I tried to get sober loads of times over recent years, and never made it more than a few days. I spent a lot of time worrying about that. I worried about my drinking all the time. I was the most concerned with the fact that I might be an alcoholic. Don’t get me wrong, I was worried about my health, my looks, my finances – the full 3am mental rolodex of panic – but the ‘A’ word was the one I worried about most. As a result I constantly looked for confirmation that I definitely was not an alcoholic and the great thing about confirmation bias is that, no matter what, you can find something to shore up even the thinnest of arguments. I don’t drink in the mornings, I don’t drink at work, I have never slept on a park bench with a Special Brew in a brown paper bag. Hurrah?

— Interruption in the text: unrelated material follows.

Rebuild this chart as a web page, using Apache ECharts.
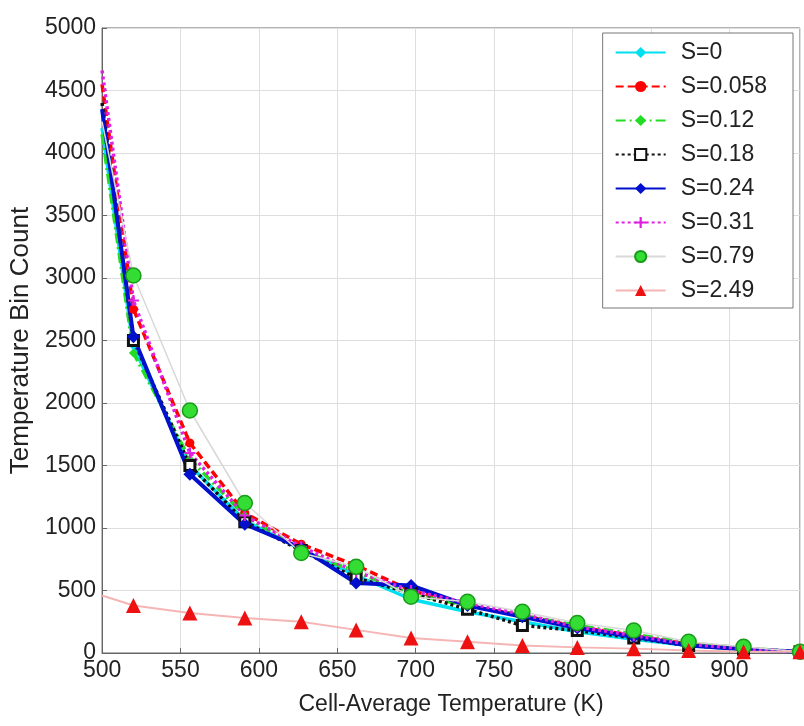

In truth, I was very ambivalent about quitting. I wanted to and did not want to have to in equal measure. If I am really honest, I was scared to – because if I gave it up, I mean for real, what on earth was I going to do all alone for the rest of my life? So I employed the most potent of human superpowers, picked up the Wine Glass of Denial, and locked the nagging concerns in a filing cabinet somewhere in a far corner of my brain.
The thing is, I have always said that everything in my life is going to change once I get to 40. After all, 40 is always forever away – it’s a properly grown up age. I’ve had the feeling deep in my soul since my teenage years that 40 will be the dawn of a magical decade where everything in my life will work out, become stable, fall into place, and generally blossom. Most women look at 40 with trepidation. Not I. Once I get there, I will finally start to Live. My. Best. Life.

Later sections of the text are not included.